When we got home, I muzzled this great white beast, and we walked through the front door. Eight pairs of cat eyes greeted us, and my cat-safe greyhound made a lunge. Great, I thought, I’m going to spend the rest of my life keeping this dog away from those cats. Cat-safe my ***.
And that wasn’t the only problem. This dog had no, zero, zilch personality. He growled at me if I got too close when he was on my bed. And he wouldn’t even run. I had this huge area fenced specially for him, and he just walked around, sniffing. Gee. I’d waited 25 years for this? But he was my dog, and til death do us part.
I couldn’t find out much about Wylie’s background because his former owner never responded to my letters. I was able to trace that he’d raced in New Hampshire, at Seabrook. He was fast, but clumsy, so that’s why he was retired before he turned three. His racing name was "The Great White Hype," and they’d called him "Whitey" or "Porkchop" at the kennel. I got a feeling that this was a very loving dog who had not thrived in the racing kennel. His personality, whatever it was, was never encouraged, and now he was far away from everything he’d ever known. I was determined to give him the best life I could, and not to expect much from him. He deserved it.

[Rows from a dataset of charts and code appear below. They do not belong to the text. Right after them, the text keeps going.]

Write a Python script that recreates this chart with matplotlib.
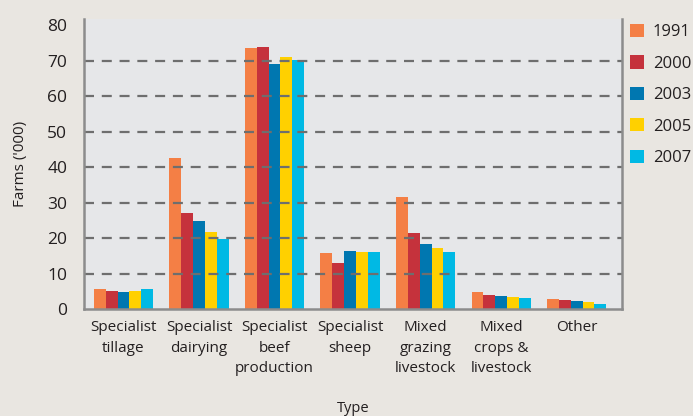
import matplotlib
matplotlib.use("Agg")
import matplotlib.pyplot as plt
import numpy as np

categories = ["Specialist\ntillage", "Specialist\ndairying", "Specialist\nbeef\nproduction",
              "Specialist\nsheep", "Mixed\ngrazing\nlivestock", "Mixed\ncrops &\nlivestock", "Other"]
years = ["1991", "2000", "2003", "2005", "2007"]
v1991 = [5.6, 42.7, 73.7, 15.8, 31.6, 4.8, 2.8]
v2000 = [5.1, 27.1, 74.0, 13.0, 21.5, 4.0, 2.5]
v2003 = [4.8, 24.9, 69.2, 16.4, 18.3, 3.7, 2.3]
v2005 = [5.1, 21.8, 71.2, 16.1, 17.2, 3.4, 2.0]
v2007 = [5.6, 19.8, 70.3, 16.1, 16.1, 3.1, 1.4]
series = [v1991, v2000, v2003, v2005, v2007]
colors = ["#F47F45", "#C5323C", "#0077B0", "#FFD000", "#00B9E4"]
yticks = [0, 10, 20, 30, 40, 50, 60, 70, 80]

plt.rcParams['font.family'] = ['Open Sans', 'DejaVu Sans']
txt = "#231F20"

fig = plt.figure(figsize=(6.93, 4.16), dpi=100)
fig.patch.set_facecolor("#E9E6E1")
ax = fig.add_axes([84/693, 1-309/416, (622-84)/693, (309-19)/416])
ax.set_facecolor("#E6E7E9")

x = np.arange(len(categories))
w = 0.157
for i, (vals, c, yr) in enumerate(zip(series, colors, years)):
    ax.bar(x + (i-2)*w, vals, width=w, color=c, label=yr, zorder=2, linewidth=0)

ax.set_xlim(-0.523, 6.60)
ax.set_ylim(0, 81.8)
ax.set_yticks(yticks)
ax.set_yticklabels([str(t) for t in yticks])
for t in yticks[1:-1]:
    ax.axhline(t, color="#6E6E6E", lw=1.6, dashes=(4.5, 3.5), zorder=3)

ax.set_xticks(x)
ax.set_xticklabels(categories, fontsize=11, color=txt, linespacing=1.5, va="top")
ax.tick_params(axis="x", length=0, pad=8)
ax.tick_params(axis="y", length=0, pad=12, labelsize=12.5, labelcolor=txt)

for s in ["left", "bottom", "right"]:
    ax.spines[s].set_color("#8C8C8C")
    ax.spines[s].set_linewidth(1.8)
    ax.spines[s].set_zorder(4)
ax.spines["top"].set_visible(False)

ax.set_ylabel("Farms ('000)", fontsize=11, color=txt, labelpad=14)
fig.text((84+622)/2/693, 1-408/416, "Type", ha="center", va="center", fontsize=10.5, color=txt)

leg = ax.legend(loc="upper left", bbox_to_anchor=(1.0, 1.012), frameon=False,
                fontsize=12, handlelength=0.85, handleheight=0.85, handletextpad=0.5,
                labelspacing=0.9, borderaxespad=0.1)
for t in leg.get_texts():
    t.set_color(txt)

fig.savefig("out.png", dpi=100, facecolor=fig.get_facecolor())
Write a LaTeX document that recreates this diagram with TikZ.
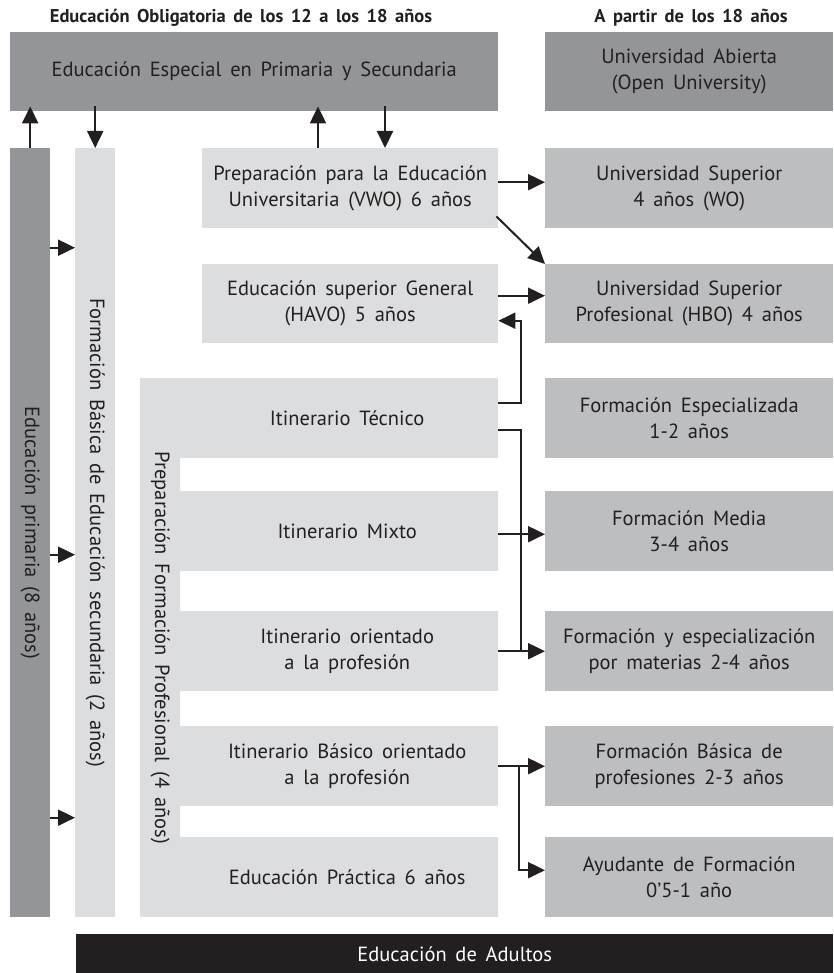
\documentclass[tikz,border=0pt]{standalone}
\usepackage{fontspec}
\setmainfont{PT Sans}[WordSpace=1.6]
\usetikzlibrary{arrows.meta}
\definecolor{ink}{HTML}{231F20}
\definecolor{cdark}{HTML}{939598}
\definecolor{cmid}{HTML}{BCBEC0}
\definecolor{clight}{HTML}{DCDDDF}
\newcommand{\boxfont}{\fontsize{20.5}{26}\selectfont}
\tikzset{
  box/.style={draw=none, inner sep=0pt, align=center, font=\boxfont, text=ink, anchor=north west},
  dark/.style={box, fill=cdark},
  mid/.style={box, fill=cmid},
  light/.style={box, fill=clight},
  vtext/.style={rotate=-90, font=\boxfont, text=ink, inner sep=0pt},
  ttl/.style={font=\bfseries\fontsize{18.5}{22}\selectfont, text=ink, inner sep=0pt},
  arr/.style={draw=ink, line width=2pt, -{Triangle[length=17pt,width=16pt]}},
  bus/.style={draw=ink, line width=2pt},
}
\begin{document}
\begin{tikzpicture}[x=1pt,y=-1pt]
\useasboundingbox (0,0) rectangle (833,973);
% titles
\node[ttl] (t1) at (241,18) {Educación Obligatoria de los 12 a los 18 años};
\node[ttl] (t2) at (691,18) {A partir de los 18 años};
% top row
\node[dark, minimum width=488pt, minimum height=79pt] (esp) at (10,32) {Educación Especial en Primaria y Secundaria};
\node[dark, minimum width=288pt, minimum height=79pt] (abi) at (545,32) {Universidad Abierta\\(Open University)};
% vertical bars
\node[dark, minimum width=40pt, minimum height=769pt] (prim) at (10,148) {};
\node[vtext] (primt) at (prim.center) {Educación primaria (8 años)};
\node[light, minimum width=40pt, minimum height=769pt] (fbs) at (75,148) {};
\node[vtext] (fbst) at (fbs.center) {Formación Básica de Educación secundaria (2 años)};
% middle column
\node[light, minimum width=296pt, minimum height=80pt] (vwo) at (202,148) {Preparación para la Educación\\Universitaria (VWO) 6 años};
\node[light, minimum width=296pt, minimum height=79pt] (havo) at (202,264) {Educación superior General\\(HAVO) 5 años};
\node[light, minimum width=40pt, minimum height=539pt] (fp) at (140,378) {};
\node[vtext] (fpt) at (fp.center) {Preparación Formación Profesional (4 años)};
\node[light, minimum width=320pt, minimum height=80pt, label={[font=\boxfont,text=ink,align=center,xshift=9pt]center:Itinerario Técnico}] (tec) at (178,378) {};
\node[light, minimum width=320pt, minimum height=80pt, label={[font=\boxfont,text=ink,align=center,xshift=9pt]center:Itinerario Mixto}] (mix) at (178,491) {};
\node[light, minimum width=320pt, minimum height=80pt, label={[font=\boxfont,text=ink,align=center,xshift=9pt]center:Itinerario orientado\\a la profesión}] (ori) at (178,611) {};
\node[light, minimum width=320pt, minimum height=80pt, label={[font=\boxfont,text=ink,align=center,xshift=9pt]center:Itinerario Básico orientado\\a la profesión}] (bas) at (178,726) {};
\node[light, minimum width=320pt, minimum height=80pt, label={[font=\boxfont,text=ink,align=center,xshift=9pt]center:Educación Práctica 6 años}] (pra) at (178,837) {};
% right column
\node[mid, minimum width=288pt, minimum height=80pt] (wo) at (545,148) {Universidad Superior\\4 años (WO)};
\node[mid, minimum width=288pt, minimum height=79pt] (hbo) at (545,264) {Universidad Superior\\Profesional (HBO) 4 años};
\node[mid, minimum width=288pt, minimum height=80pt] (fesp) at (545,378) {Formación Especializada\\1-2 años};
\node[mid, minimum width=288pt, minimum height=80pt] (media) at (545,491) {Formación Media\\3-4 años};
\node[mid, minimum width=288pt, minimum height=80pt] (fye) at (545,611) {Formación y especialización\\por materias 2-4 años};
\node[mid, minimum width=288pt, minimum height=80pt] (fbp) at (545,726) {Formación Básica de\\profesiones 2-3 años};
\node[mid, minimum width=288pt, minimum height=80pt] (ayu) at (545,837) {Ayudante de Formación\\0’5-1 año};
% bottom
\node[box, fill=ink, text=white, minimum width=757pt, minimum height=40pt] (adu) at (76,934) {Educación de Adultos};
% connectors
\draw[arr] (prim.north) -- ([yshift=5pt]prim.north |- esp.south);
\draw[arr] ([yshift=5pt]fbs.north |- esp.south) -- (fbs.north);
\draw[arr] ([xshift=116pt]vwo.north west) -- ([xshift=116pt,yshift=5pt]vwo.north west |- esp.south);
\draw[arr] ([xshift=183pt,yshift=5pt]vwo.north west |- esp.south) -- ([xshift=183pt]vwo.north west);
\draw[arr] ([yshift=285pt]prim.east) -- ([yshift=285pt]fbs.west);
\draw[arr] ([yshift=-22pt]prim.east) -- ([yshift=-22pt]fbs.west);
\draw[arr] ([yshift=-285pt]prim.east) -- ([yshift=-285pt]fbs.west);
\draw[arr] ([yshift=6pt]vwo.east) -- ([yshift=6pt]wo.west);
\draw[arr] ([xshift=-2pt,yshift=12pt]vwo.south east) -- (hbo.north west);
\draw[arr] ([yshift=8pt]havo.east) -- ([yshift=8pt]hbo.west);
\draw[arr] ([yshift=15pt]tec.east) -- ++(23,0) |- ([yshift=-17pt]havo.east);
\draw[bus] ([yshift=-12pt]tec.east) -- ++(23,0) coordinate (b1) -- (b1 |- ori.east);
\draw[arr] ([yshift=-3pt]mix.east) -- ([yshift=-3pt]media.west);
\draw[arr] (ori.east) -- (fye.west);
\draw[arr] (bas.east) -- (fbp.west);
\draw[arr] (bas.east) -- ++(21,0) |- ([yshift=7pt]ayu.west);
\end{tikzpicture}
\end{document}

Whatever I did, it worked. Gradually, this dog blossomed. After a month, he was over the cats. After two, he no longer had "sleep space aggression." After three, he started showing a little personality. Now, he fetches, does tricks, has happy tail, roos, cockroaches, and does all the other nifty greyhound things I’d heard about - plus a few I hadn’t. Of course, he loves to run now, too. (The first time he turned on the speed the ground shook and all we saw was a white streak!)
After all those years of dreaming about my greyhound, the experience sure didn’t start out the way I’d expected, but I’m glad I hung in there with Wy. He was more than worth it. He turned out to be one of the great ones. He’s even a lot like my sweet old Gulliver, right down to the red freckles on the backs of his ears.